Most of us assume feedback is going to be negative and brace ourselves for impact.
At Thomson Reuters the aim is to use different language in performance meetings that stop this threat response. That means using phrases such as, 'What I appreciate about you is' and 'I feel you could be even more effective if…'. This implies that the person is already effective and talks about future behaviour not the past. It also implies the person has a choice about what they do.
Organizations want to get the best out of their employees. The logical decision is to use some of the findings from neuroscience to try to make sense of their illogical employees.
My take
A lot of this may sound like common sense or something that psychologists would talk about. Indeed, many companies are applying some of these principles without actually realizing it has anything to do with neuroscience at all.
But neuroscience has the ability to put the scientific rigor behind what we intuitively know is right, as well as uncovering things about the way our brain works that are totally surprising. It provides the proof. And business loves facts and proof.

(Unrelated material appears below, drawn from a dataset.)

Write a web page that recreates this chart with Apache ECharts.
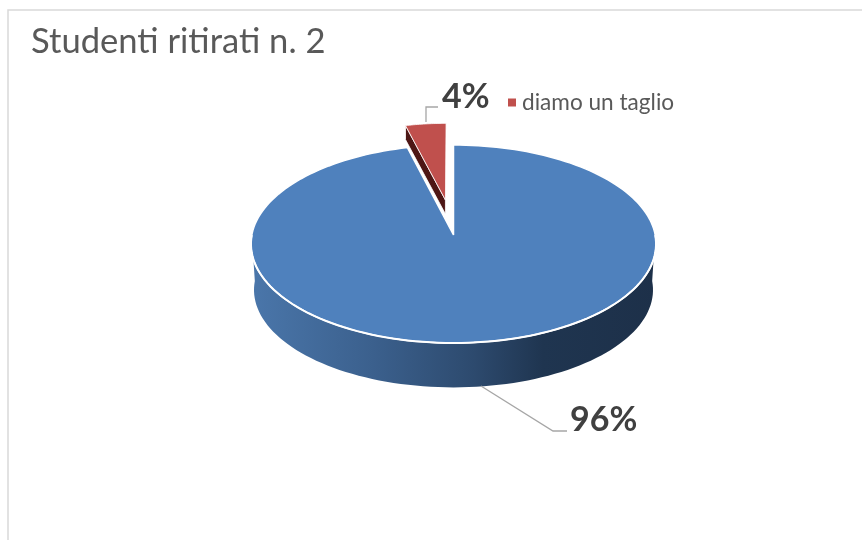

It’s still early days, but interest in this area is growing within HR and learning and development circles and in the creation of leadership programs.
Neuroscience can help us design training programs that actually take into account how our brains learn – we already know, for example, that bite-sized learning is more effective than long training sessions. By understanding how memory works we can make that training more effective.
In the performance management example in this article, by understanding how the brain reacts to threats and what rewards really work unlocks the golden door to employee engagement.
And then there’s the social aspect, examining how we are social creatures and how being in a group can affect or behaviour.
It’s fascinating stuff. And as the November 2014 CIPD report, Neuroscience in action: applying insight to L&D practice pointed out, most examples in learning so far have been connected with face-to-face training rather than any kind of social technologies or digital learning. There’s surely a huge opportunity here.